Plein de personnages différents, plein de formes d’humour. Certains sont amusants par leur physique, d’autres par le dialogue, par le jeu . Cette variété évite de produire un humour clivant. Certains vont rire au cynisme de Bernard Farcy, d’autres au jeu ultra précis et au rythme de Zabou, à la méchanceté cynique de Maxime au début du film…
On peut retenir comme un message délivré par votre film que l’on est ce que l’on pense que les autres sont.
C’est effectivement ce que nous avons appris pendant le stage ; une scène le montre. On voit le monde par notre propre prisme.
Pour donner un peu de profondeur à ce monde de brutes, votre film rejoint la dialectique du maître et de l’esclave. Zabou semble parfois abuser de son autorité mais elle n’est rien sans les autres…qui ont besoin d’elle.
Le boulot qui s’effectue lors de ces stages est très bienveillant. On ne te dit pas ce que tu as envie d’entendre. Il s’agit de secouer chez toi des choses inconscientes qui, en fin de compte, sont censées te faire du bien. Le personnage de Zabou n’existe que parce qu’elle est utile aux autres. Nous nous sommes vraiment inspirés de la réalité, des gens que nous avons rencontrés, de leurs traits de caractères, de structures de stagiaires types.
Même pour les vêtements.
Il y a eu un gros travail sur les fringues avec notre cheffe costumière pour donner ce côté réaliste. Nous voulions montrer que les stagiares, c’est la société civile, toi, moi… Ce ne sont plus les hyppies des années 70.
L’un des volets du film est la libération de la langue. Dire la vérité, aller au bout de ses phrases et de sa pensée. Votre « Jésus » qui ne terminait jamais ses phrases se libère au point qu’il devient inarrêtable, parle de périphrases, d’oxymores…
Chacun voit son film. Vos commentaires le montrent. L’évolution de Jésus est la transposition factuelle d’un problème de fond. La clairvoyance du couple qui dirige le stage ? Ce n’est pas un super pouvoir. Ils ont une grande empathie, beaucoup d’expérience pour voir chez les autres, ce qui pourrait passer pour une forme de magie. En revanche, ils sont impressionnants. Leur capacité d’observation est très poussée.
Mais, à l’opposé, vous sombrez dans la facilité avec Chantal Lauby et Michel Boujenah. Ils sont tellement touchants…

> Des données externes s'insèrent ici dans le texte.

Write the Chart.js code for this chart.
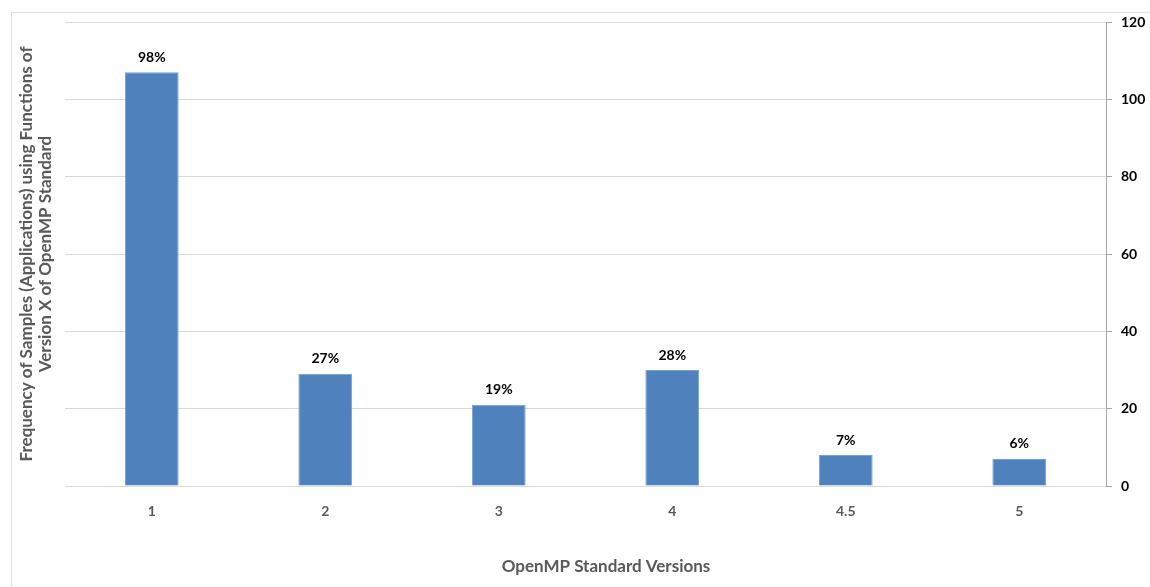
<!DOCTYPE html>
<html>
<head>
<meta charset="utf-8">
<script src="https://cdn.jsdelivr.net/npm/chart.js@4"></script>
<style>
  html, body { margin: 0; padding: 0; background: #ffffff; }
  #wrap { width: 1150px; height: 587px; position: relative; }
</style>
</head>
<body>
<div id="wrap"><canvas id="c" width="1150" height="587"></canvas></div>
<script>
const categories = ["1", "2", "3", "4", "4.5", "5"];
const frequencies = [107, 29, 21, 30, 8, 7];
const percentLabels = ["98%", "27%", "19%", "28%", "7%", "6%"];
const yTicks = [0, 20, 40, 60, 80, 100, 120];
const xTitle = "OpenMP Standard Versions";
const yTitle = ["Frequency of Samples (Applications) using Functions of", "Version X of OpenMP Standard"];

const FONT = "Lato, 'Open Sans', sans-serif";

const frame = {
  id: 'frame',
  beforeDraw(chart) {
    const ctx = chart.ctx;
    ctx.save();
    ctx.fillStyle = '#ffffff';
    ctx.fillRect(0, 0, chart.width, chart.height);
    ctx.strokeStyle = '#e3e3e3';
    ctx.lineWidth = 1;
    ctx.strokeRect(11.5, 12.5, 1300, 1000);
    ctx.restore();
  },
  afterDraw(chart) {
    const ctx = chart.ctx;
    ctx.save();
    ctx.font = "bold 17px " + FONT;
    ctx.fillStyle = '#595959';
    ctx.textAlign = 'center';
    ctx.textBaseline = 'middle';
    ctx.fillText(xTitle, 606, 567);
    ctx.restore();
  }
};

const dataLabels = {
  id: 'dataLabels',
  afterDatasetsDraw(chart) {
    const ctx = chart.ctx;
    const meta = chart.getDatasetMeta(0);
    ctx.save();
    ctx.font = "bold 14px " + FONT;
    ctx.fillStyle = '#000000';
    ctx.textAlign = 'center';
    ctx.textBaseline = 'middle';
    meta.data.forEach((bar, i) => {
      ctx.fillText(percentLabels[i], bar.x, bar.y - 15);
    });
    ctx.restore();
  }
};

new Chart(document.getElementById('c'), {
  type: 'bar',
  data: {
    labels: categories,
    datasets: [{
      data: frequencies,
      backgroundColor: '#4f81bd',
      borderColor: '#78a0cf',
      borderWidth: 1,
      barPercentage: 0.62,
      categoryPercentage: 0.5
    }]
  },
  options: {
    responsive: false,
    animation: false,
    devicePixelRatio: 1,
    layout: { padding: { top: 22, left: 17, right: 0, bottom: 0 } },
    plugins: { legend: { display: false }, tooltip: { enabled: false } },
    scales: {
      x: {
        grid: { display: false, drawTicks: false },
        border: { display: true, color: '#d9d9d9', width: 1 },
        ticks: { color: '#595959', font: { family: FONT, size: 14, weight: 'bold' }, padding: 17 },
        afterFit(s) { s.height = 101; }
      },
      y: {
        position: 'right',
        min: 0, max: 120,
        afterBuildTicks(s) { s.ticks = yTicks.map(v => ({ value: v })); },
        grid: { color: '#d9d9d9', tickColor: '#a6a6a6', tickLength: 6, drawTicks: true },
        border: { display: true, color: '#a6a6a6', width: 1 },
        ticks: { color: '#000000', font: { family: FONT, size: 14, weight: 'bold' }, padding: 9 },
        afterFit(s) { s.width = 44; }
      },
      yLeft: {
        position: 'left',
        display: true,
        min: 0, max: 120,
        grid: { display: false, drawTicks: false },
        border: { display: false },
        ticks: { display: false },
        title: { display: true, text: yTitle, color: '#595959', font: { family: FONT, size: 17, weight: 'bold', lineHeight: 1.1 }, padding: 0 },
        afterFit(s) { s.width = 48; }
      }
    }
  },
  plugins: [frame, dataLabels]
});
</script>
</body>
</html>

…qu’il y a juste à les filmer !(rires). Ils sont des êtres de lumière. Benjamin et Maxime entretiennent avec eux une relation particulière depuis des années. Michel parce qu’il a pris Maxime sous son aile en lui proposant de venir au festival de Ramatuel… Chantal avait contacté Maxime pour lui dire qu’elle appréciait son travail. Cette sincérité bien réelle dans la vie rejaillit dans le film.
Chantal Lauby renvoie à l’Astérix de Chabat, au personnage qui apparaît, disparaît et aux moments ou ça capte ou ça ne capte pas avec Isabelle Nanty. Votre Maxime dont le téléphone ne capte pas, l’image bloquée pour évoquer la batterie de la voiture qui est à plat…
Je suis flatté que Chabat lui aussi se soit inspiré de mon travail !
Qu’est-ce que vous avez appris pendant votre stage ?
Je ressemble au personnage de Maxime dans le film. Je n’aime pas qu’on vienne lire en moi et qu’on m’aide. J’ai vécu le stage à distance, comme observateur. J’ai cependant appris à réfléchir sur moi-même et à donner de l’importance au parler vrai. Beaucoup de problèmes viennent de ce qu’on ne dit pas, dans un couple, dans la famille, entre amis, dans la société. Ce qui n’est pas dit finit par exploser. J’ai appris à parler plus vrai que je ne le faisais avant.
Le cinéma est une bonne thérapie ?
La seule pour moi.
Le personnage de Max finit par accepter ce qu’il est , là d’où il vient.
Le bonheur est souvent sous notre nez.
Bon, Talpa se caractérisant par son esprit de contradiction, on notera que le fait d’avoir un grand nez ne facilite pas l’accès au boheur : Cyrano. Presque impossible de rendre la totalité de cette conversation. On y évoque encore les références amusantes à Jacques Chirac et aux lentilles que l’on ne consommera plus de la même façon après avoir vu « 14 jours pour aller mieux ».
Un film à voir en couple, en famille, avec des amis pour en parler. Seul si vous êtes schizophrène.